David Hansen, Release No. 34-94703 (April 12, 2022) – In a settled matter, the SEC charged a co-founder and CIO of a privately funded, now-bankrupt technology company with impeding an employee whistleblower by cutting off the employee’s access to company computer systems and providing the CEO with passwords enabling access to the employee’s social media accounts through his company-issued computer. Commissioner Peirce dissented from the order on the grounds that merely cutting off an employee’s access to company systems does not deny the employee the ability to communicate with the SEC and is consistent with many cybersecurity requirements. Charge under Exchange Act Rule 21F-17(a). Remedies included a cease-and-desist order and a penalty of $97,523.
SEC v. Anthony Salandra, Lit. Rel. No. 25358 (April 11, 2022) – In a settled matter, the SEC charged Anthony Salandra for his role in a market manipulation scheme. The SEC alleged that Salandra and others created false rumors about purported market-moving events, such as corporate mergers or acquisitions, involving publicly traded companies. The false rumors were disseminated through real-time financial news services, financial chat rooms, and message boards. Salandra allegedly was involved in the creation of and trading on at least 92 false rumors. Charges under Securities Act Section 17(a) and Exchange Act 10(b) and Rule 10b-5. Remedies included permanent injunction, disgorgement of $132,560 plus prejudgment interest, and a civil penalty in an amount to be determined at a later date.

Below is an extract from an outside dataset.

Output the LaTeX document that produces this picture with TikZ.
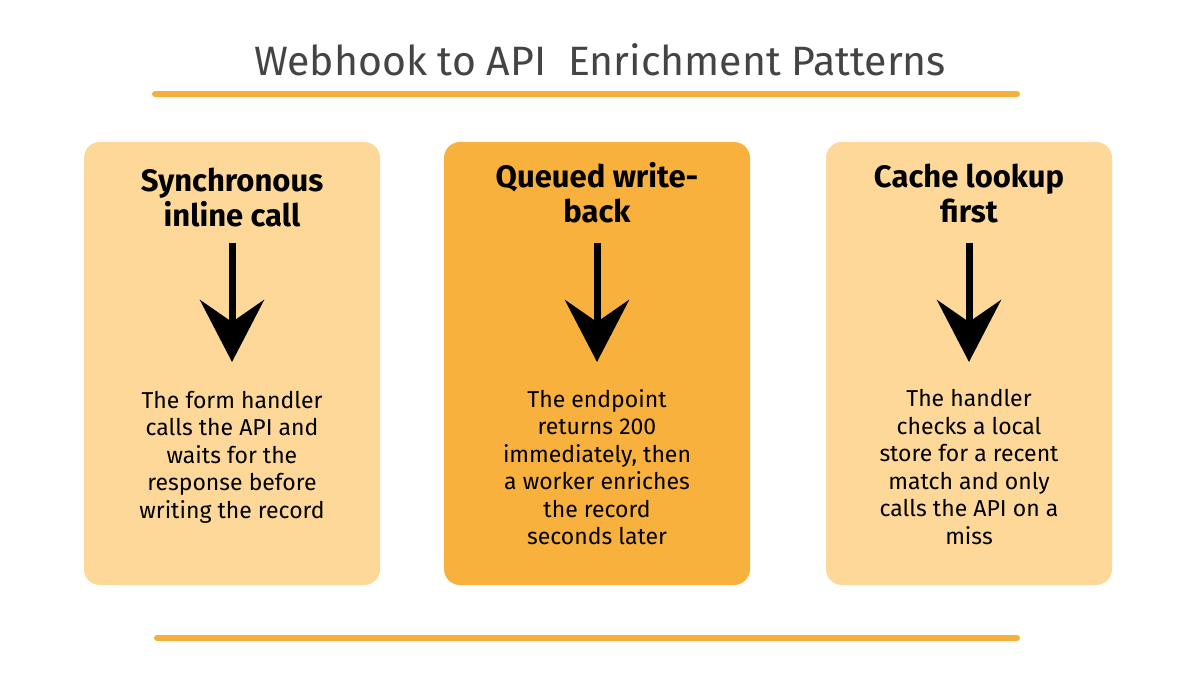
\documentclass[tikz,border=0pt]{standalone}
\usepackage{fontspec}
\setmainfont{Fira Sans}
\usetikzlibrary{arrows.meta}
\definecolor{lightamber}{HTML}{FDD898}
\definecolor{deepamber}{HTML}{F8B13C}
\definecolor{rule}{HTML}{F5AF3C}
\definecolor{titlegray}{HTML}{444444}
\begin{document}
\begin{tikzpicture}[
x=1pt, y=-1pt,
card/.style={fill=#1, draw=none, rounded corners=16pt},
cardhead/.style={font=\fontsize{31}{35}\selectfont\bfseries, align=center, anchor=center},
cardbody/.style={font=\fontsize{23}{27.5}\selectfont, align=center, anchor=center},
downarrow/.style={line width=7pt, -{Stealth[width=64pt, length=62pt, inset=22pt]}},
]
\useasboundingbox (0,0) rectangle (1200,675);
\fill[white] (0,0) rectangle (1200,675);

% title and rules
\node[font=\fontsize{41}{46}\selectfont, text=titlegray] (title) at (600,60) {Webhook to API\ \ Enrichment Patterns};
\coordinate (r1a) at (155,94); \coordinate (r1b) at (1017,94);
\coordinate (r2a) at (157,638); \coordinate (r2b) at (1017,638);
\draw[rule, line width=6pt, line cap=round] (r1a) -- (r1b);
\draw[rule, line width=6pt, line cap=round] (r2a) -- (r2b);

% cards
\fill[card=lightamber] (84,142) rectangle (380,585);
\fill[card=deepamber] (444,142) rectangle (750,585);
\fill[card=lightamber] (826,142) rectangle (1112,585);

\node[cardhead] (h1) at (232,198) {Synchronous\\inline call};
\node[cardhead] (h2) at (597,193) {Queued write-\\back};
\node[cardhead] (h3) at (969,193) {Cache lookup\\first};

\coordinate (a1) at (232,243); \coordinate (b1) at (232,362);
\coordinate (a2) at (597,243); \coordinate (b2) at (597,362);
\coordinate (a3) at (969,243); \coordinate (b3) at (969,362);
\draw[downarrow] (a1) -- (b1);
\draw[downarrow] (a2) -- (b2);
\draw[downarrow] (a3) -- (b3);

\node[cardbody] (t1) at (232,457) {The form handler\\calls the API and\\waits for the\\response before\\writing the record};
\node[cardbody] (t2) at (597,467) {The endpoint\\returns 200\\immediately, then\\a worker enriches\\the record\\seconds later};
\node[cardbody] (t3) at (969,467) {The handler\\checks a local\\store for a recent\\match and only\\calls the API on a\\miss};
\end{tikzpicture}
\end{document}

In re: Medley Management Inc., Brook B. Taube and Seth B. Taube, Release Nos. 33-11057, 34-94819, IA-6008 (April 28, 2022) – In a settled matter, the SEC charged an alternative asset management firm and its co-CEOs for overstating AUM. The SEC alleged that respondents overstated AUM by including certain “commitment” amounts, when those purported commitments contained no legal or practical obligation to make investments and respondents knew clients were unlikely to invest the full “commitment” amounts. Charges under Exchange Act Sections 17(a)(2) and 17(a)(3), Advisers Act Sections 206(2) and 206(4) and Rule 206(4)-8, Exchange Act Sections 13(a) and 14(a) and Rules 12b-10, 13a-1, 13a-11, 13a-13, 13a-15(a), 13a-15(b), and 14a-9. Remedies included censure and civil money penalties of $4,000,000 to entity respondent and $4,000,000 and $2,000,000 to individual respondents, respectively.

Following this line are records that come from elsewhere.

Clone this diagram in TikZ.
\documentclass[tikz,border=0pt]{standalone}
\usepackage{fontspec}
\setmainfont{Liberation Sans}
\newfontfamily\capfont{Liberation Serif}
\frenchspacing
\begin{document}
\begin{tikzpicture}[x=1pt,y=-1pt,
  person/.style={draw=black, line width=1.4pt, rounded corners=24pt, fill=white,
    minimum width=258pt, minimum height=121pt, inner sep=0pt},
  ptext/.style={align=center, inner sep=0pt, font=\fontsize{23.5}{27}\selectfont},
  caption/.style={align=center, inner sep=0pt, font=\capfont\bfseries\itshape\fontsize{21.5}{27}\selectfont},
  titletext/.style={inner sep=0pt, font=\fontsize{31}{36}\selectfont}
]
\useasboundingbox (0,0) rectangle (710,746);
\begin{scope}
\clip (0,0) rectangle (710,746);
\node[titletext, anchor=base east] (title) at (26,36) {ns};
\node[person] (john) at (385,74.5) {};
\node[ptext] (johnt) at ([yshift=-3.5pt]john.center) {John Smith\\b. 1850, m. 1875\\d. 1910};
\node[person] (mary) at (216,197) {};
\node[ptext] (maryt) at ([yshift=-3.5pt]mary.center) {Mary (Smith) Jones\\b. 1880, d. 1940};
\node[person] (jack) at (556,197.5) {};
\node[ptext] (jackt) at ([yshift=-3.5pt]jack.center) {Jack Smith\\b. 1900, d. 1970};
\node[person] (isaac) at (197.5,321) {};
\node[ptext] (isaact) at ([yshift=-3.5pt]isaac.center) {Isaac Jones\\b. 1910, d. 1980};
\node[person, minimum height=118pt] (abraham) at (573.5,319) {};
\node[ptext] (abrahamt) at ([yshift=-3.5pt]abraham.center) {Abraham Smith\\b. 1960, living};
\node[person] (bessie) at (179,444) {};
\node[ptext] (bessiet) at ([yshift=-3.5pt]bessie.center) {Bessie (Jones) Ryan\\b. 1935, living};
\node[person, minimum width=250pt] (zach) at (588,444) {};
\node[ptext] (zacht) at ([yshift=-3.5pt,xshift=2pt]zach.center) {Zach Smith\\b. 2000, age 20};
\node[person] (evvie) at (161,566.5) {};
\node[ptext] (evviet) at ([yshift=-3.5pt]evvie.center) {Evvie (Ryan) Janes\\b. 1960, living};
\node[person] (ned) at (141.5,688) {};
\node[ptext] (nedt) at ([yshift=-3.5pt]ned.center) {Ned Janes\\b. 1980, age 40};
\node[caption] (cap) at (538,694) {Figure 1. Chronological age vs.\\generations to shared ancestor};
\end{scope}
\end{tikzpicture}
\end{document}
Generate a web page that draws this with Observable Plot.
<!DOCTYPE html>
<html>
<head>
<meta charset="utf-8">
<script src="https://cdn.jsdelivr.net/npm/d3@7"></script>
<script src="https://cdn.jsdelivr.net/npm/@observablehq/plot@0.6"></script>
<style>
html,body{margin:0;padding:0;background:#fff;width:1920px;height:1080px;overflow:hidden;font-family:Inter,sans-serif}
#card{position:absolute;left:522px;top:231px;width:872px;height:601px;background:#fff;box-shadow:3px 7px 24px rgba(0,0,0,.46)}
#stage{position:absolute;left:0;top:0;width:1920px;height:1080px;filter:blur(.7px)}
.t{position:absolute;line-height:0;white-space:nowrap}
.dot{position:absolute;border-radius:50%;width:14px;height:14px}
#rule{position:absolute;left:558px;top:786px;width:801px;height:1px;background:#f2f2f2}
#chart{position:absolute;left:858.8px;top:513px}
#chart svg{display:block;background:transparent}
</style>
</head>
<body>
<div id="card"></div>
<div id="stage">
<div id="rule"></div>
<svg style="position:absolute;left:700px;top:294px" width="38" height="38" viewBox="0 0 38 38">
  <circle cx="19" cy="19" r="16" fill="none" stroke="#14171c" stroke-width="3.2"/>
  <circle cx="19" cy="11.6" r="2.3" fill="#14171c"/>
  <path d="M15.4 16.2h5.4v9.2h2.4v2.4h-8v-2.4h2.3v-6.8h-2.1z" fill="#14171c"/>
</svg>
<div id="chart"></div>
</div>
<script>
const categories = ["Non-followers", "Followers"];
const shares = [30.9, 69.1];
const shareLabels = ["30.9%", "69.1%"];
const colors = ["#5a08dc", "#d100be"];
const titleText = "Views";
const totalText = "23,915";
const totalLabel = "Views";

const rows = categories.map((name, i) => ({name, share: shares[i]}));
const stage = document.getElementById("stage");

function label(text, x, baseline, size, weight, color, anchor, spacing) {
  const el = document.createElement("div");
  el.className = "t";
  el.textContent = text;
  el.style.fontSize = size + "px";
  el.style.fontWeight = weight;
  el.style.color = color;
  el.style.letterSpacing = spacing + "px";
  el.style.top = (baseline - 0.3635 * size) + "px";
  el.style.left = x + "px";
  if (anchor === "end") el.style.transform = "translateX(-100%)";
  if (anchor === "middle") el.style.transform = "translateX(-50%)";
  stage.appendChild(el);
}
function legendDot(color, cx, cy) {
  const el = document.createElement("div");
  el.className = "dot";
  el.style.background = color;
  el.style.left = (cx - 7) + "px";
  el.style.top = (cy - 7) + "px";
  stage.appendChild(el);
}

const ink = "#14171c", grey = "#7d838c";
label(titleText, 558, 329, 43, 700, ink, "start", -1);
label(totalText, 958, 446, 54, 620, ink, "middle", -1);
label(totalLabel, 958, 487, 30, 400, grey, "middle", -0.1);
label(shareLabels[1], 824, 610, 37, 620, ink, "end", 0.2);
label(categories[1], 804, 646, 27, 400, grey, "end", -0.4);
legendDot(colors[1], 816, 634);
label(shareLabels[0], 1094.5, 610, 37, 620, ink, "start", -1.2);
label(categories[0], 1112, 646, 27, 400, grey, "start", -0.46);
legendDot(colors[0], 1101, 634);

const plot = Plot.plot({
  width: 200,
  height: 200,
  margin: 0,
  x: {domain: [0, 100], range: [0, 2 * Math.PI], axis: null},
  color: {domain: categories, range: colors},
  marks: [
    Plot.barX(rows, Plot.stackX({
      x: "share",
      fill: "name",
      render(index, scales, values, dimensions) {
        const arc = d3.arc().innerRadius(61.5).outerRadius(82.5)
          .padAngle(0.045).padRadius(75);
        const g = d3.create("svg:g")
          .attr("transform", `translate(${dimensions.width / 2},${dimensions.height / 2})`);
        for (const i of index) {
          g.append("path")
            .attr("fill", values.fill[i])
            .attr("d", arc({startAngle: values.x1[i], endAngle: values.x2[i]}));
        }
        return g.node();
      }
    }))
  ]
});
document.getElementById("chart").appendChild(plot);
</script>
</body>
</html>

The Legal Funding Group of Georgia, LLC and Benjamin Eichholz, Release No. 33-11053 (April 19, 2022) – In a settled matter, a company and its founder were charged with the unregistered sale of securities to unaccredited investors. According to the order, the respondents made small, short-term funding advances to plaintiffs in personal injury cases while their cases were pending, charging borrowers interest and a 30% processing fee in advance. Respondents raised money to fund the loans by soliciting investors in several states, with each investor funding specific loans and being entitled to 50% of the profits. Charges under Securities Act Sections 5(a) and 5(c). Remedies included cease-and-desist orders and penalties of $37,500 (company) and $12,500 (CEO).